Provided entries |

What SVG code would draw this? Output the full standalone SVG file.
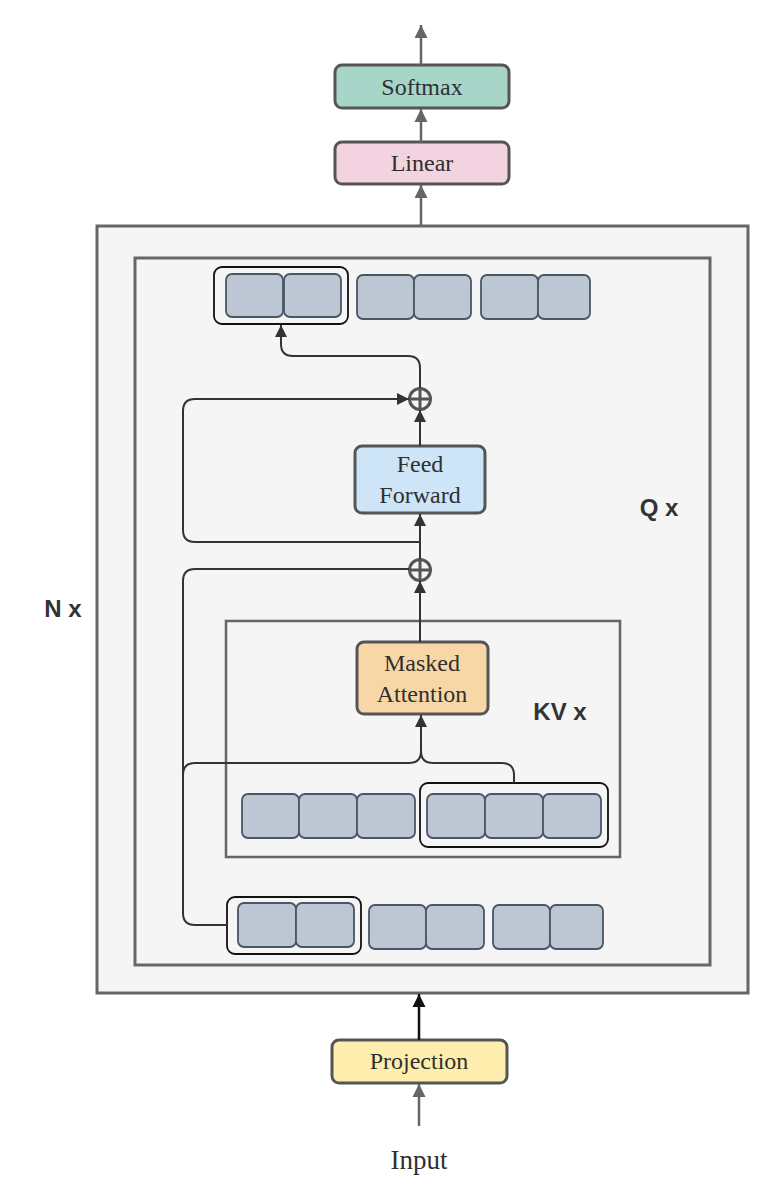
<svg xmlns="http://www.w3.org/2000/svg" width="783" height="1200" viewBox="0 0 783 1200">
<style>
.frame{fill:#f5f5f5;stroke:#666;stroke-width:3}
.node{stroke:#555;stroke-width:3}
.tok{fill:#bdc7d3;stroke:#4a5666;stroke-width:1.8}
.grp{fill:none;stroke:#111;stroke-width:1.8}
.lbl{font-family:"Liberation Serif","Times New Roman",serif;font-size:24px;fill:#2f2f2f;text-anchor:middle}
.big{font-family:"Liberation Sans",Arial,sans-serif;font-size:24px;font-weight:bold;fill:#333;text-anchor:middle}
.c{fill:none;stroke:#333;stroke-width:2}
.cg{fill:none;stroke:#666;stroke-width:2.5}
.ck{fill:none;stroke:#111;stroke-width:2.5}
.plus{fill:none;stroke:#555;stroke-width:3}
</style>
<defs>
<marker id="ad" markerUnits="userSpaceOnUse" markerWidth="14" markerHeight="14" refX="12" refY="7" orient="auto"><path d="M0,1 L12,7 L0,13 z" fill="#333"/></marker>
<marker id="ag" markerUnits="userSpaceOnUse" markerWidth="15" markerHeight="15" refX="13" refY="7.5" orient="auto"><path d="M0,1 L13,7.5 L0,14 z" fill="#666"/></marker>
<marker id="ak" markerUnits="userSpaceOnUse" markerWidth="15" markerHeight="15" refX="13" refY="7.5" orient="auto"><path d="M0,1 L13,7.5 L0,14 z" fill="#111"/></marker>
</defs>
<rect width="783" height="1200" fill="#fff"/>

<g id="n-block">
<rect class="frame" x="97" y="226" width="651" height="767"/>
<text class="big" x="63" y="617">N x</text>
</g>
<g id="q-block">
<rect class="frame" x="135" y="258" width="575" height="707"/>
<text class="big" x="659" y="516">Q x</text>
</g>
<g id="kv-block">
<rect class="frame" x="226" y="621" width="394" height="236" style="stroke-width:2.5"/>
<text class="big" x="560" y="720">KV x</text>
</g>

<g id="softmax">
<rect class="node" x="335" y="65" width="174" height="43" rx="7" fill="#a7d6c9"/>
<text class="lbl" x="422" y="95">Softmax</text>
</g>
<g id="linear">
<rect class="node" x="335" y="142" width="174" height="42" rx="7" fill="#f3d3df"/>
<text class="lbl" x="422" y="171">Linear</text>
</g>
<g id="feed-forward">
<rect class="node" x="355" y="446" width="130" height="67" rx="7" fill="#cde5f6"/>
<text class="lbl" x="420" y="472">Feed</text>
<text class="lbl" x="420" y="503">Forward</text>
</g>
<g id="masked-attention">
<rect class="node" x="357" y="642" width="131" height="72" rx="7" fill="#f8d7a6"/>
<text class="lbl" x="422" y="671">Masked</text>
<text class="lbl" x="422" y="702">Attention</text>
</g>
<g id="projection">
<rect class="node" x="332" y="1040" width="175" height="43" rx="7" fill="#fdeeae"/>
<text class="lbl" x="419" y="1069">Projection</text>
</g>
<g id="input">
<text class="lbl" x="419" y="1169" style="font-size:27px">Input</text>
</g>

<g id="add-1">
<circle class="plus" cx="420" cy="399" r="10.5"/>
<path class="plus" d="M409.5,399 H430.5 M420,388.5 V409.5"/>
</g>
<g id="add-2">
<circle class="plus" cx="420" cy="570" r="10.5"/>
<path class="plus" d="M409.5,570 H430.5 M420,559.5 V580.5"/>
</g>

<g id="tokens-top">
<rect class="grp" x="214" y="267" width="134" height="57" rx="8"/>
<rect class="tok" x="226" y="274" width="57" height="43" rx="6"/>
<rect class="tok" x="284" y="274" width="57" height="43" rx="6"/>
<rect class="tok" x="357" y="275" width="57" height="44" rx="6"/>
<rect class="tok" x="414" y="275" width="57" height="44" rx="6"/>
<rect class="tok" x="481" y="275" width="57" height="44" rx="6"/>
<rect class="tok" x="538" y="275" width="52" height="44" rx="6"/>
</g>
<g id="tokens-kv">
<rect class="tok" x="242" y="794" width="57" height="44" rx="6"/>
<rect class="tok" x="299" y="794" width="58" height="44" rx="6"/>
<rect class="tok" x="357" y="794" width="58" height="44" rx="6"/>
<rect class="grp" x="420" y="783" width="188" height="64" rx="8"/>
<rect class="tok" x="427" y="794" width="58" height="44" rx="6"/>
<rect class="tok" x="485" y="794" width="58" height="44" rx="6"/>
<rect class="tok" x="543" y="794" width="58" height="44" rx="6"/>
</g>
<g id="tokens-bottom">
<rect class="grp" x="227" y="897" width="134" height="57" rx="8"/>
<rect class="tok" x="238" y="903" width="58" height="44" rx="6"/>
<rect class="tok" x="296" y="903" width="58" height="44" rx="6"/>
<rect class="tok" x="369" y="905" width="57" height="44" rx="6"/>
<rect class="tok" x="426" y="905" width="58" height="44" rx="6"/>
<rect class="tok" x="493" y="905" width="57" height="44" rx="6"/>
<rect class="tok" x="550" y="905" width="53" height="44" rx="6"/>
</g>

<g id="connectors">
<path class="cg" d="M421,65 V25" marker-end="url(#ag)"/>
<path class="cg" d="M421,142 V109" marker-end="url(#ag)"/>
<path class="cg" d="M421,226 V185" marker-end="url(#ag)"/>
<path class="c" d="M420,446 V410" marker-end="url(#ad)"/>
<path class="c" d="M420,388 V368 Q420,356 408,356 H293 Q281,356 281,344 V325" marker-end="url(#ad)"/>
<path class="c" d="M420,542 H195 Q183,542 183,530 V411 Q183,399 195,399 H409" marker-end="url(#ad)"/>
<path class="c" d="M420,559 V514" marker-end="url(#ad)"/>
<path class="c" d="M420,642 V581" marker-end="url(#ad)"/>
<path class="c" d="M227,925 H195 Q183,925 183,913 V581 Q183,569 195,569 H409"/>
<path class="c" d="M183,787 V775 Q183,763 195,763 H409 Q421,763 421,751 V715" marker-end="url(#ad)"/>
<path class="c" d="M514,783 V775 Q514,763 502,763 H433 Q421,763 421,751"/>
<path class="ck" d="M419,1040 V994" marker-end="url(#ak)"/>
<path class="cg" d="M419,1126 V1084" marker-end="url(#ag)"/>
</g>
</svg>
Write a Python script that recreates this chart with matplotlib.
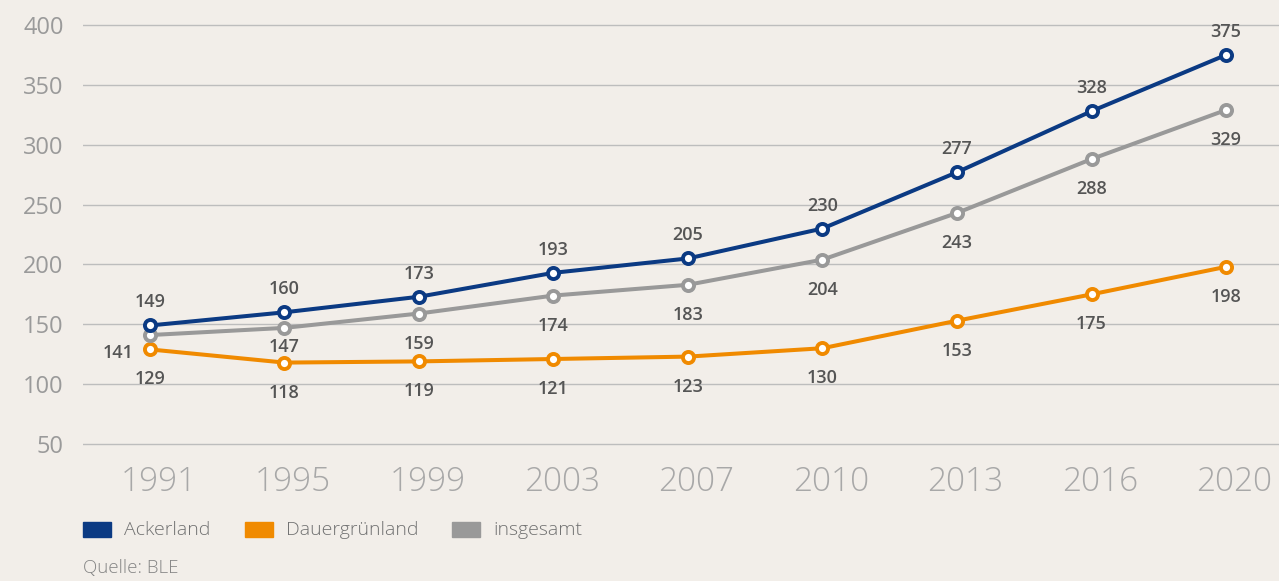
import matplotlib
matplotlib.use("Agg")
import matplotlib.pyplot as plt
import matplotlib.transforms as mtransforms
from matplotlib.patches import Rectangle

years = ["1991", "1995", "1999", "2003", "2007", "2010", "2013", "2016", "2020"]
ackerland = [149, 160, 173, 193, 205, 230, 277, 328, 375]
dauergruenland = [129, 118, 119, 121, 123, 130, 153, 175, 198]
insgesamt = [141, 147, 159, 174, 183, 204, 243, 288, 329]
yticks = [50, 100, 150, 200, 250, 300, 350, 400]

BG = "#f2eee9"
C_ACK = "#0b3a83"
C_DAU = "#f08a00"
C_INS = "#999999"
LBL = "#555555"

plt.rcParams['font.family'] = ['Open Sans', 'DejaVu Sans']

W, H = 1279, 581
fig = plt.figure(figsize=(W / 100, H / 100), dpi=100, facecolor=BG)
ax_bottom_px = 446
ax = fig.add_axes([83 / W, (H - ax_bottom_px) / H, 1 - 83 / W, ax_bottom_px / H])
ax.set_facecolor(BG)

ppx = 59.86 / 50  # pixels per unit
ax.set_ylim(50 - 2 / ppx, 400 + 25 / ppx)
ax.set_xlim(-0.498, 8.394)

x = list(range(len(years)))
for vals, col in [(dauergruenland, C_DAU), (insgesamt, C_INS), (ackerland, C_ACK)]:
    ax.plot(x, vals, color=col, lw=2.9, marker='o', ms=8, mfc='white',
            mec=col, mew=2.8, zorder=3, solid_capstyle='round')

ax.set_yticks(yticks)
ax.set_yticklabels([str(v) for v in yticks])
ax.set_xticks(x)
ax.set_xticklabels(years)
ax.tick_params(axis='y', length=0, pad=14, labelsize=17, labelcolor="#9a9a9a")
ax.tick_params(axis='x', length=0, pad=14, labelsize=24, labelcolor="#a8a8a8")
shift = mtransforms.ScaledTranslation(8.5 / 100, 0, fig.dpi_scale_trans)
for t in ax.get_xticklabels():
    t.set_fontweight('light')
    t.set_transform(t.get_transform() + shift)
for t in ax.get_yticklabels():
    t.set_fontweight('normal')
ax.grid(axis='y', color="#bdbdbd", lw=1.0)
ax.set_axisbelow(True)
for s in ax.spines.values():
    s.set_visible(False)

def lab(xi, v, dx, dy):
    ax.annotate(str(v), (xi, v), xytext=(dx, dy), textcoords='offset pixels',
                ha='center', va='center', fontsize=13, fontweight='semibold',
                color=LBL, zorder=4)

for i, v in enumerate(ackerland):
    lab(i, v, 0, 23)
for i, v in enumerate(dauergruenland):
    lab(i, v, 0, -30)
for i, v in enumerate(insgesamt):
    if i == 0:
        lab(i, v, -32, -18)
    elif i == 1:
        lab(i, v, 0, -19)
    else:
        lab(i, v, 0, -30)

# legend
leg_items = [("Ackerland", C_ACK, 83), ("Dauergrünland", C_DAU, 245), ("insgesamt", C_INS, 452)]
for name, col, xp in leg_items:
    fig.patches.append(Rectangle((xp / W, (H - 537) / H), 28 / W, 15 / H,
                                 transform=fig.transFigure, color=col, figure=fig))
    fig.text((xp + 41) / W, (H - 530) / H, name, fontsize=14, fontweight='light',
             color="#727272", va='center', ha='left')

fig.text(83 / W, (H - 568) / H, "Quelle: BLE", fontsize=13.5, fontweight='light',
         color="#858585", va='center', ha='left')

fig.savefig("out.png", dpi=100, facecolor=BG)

Task directions |
From the entries, copy out each line containing the word "this".

Correct answer |
What SVG code would draw this? Output the full standalone SVG file.
Write a Python script that recreates this chart with matplotlib.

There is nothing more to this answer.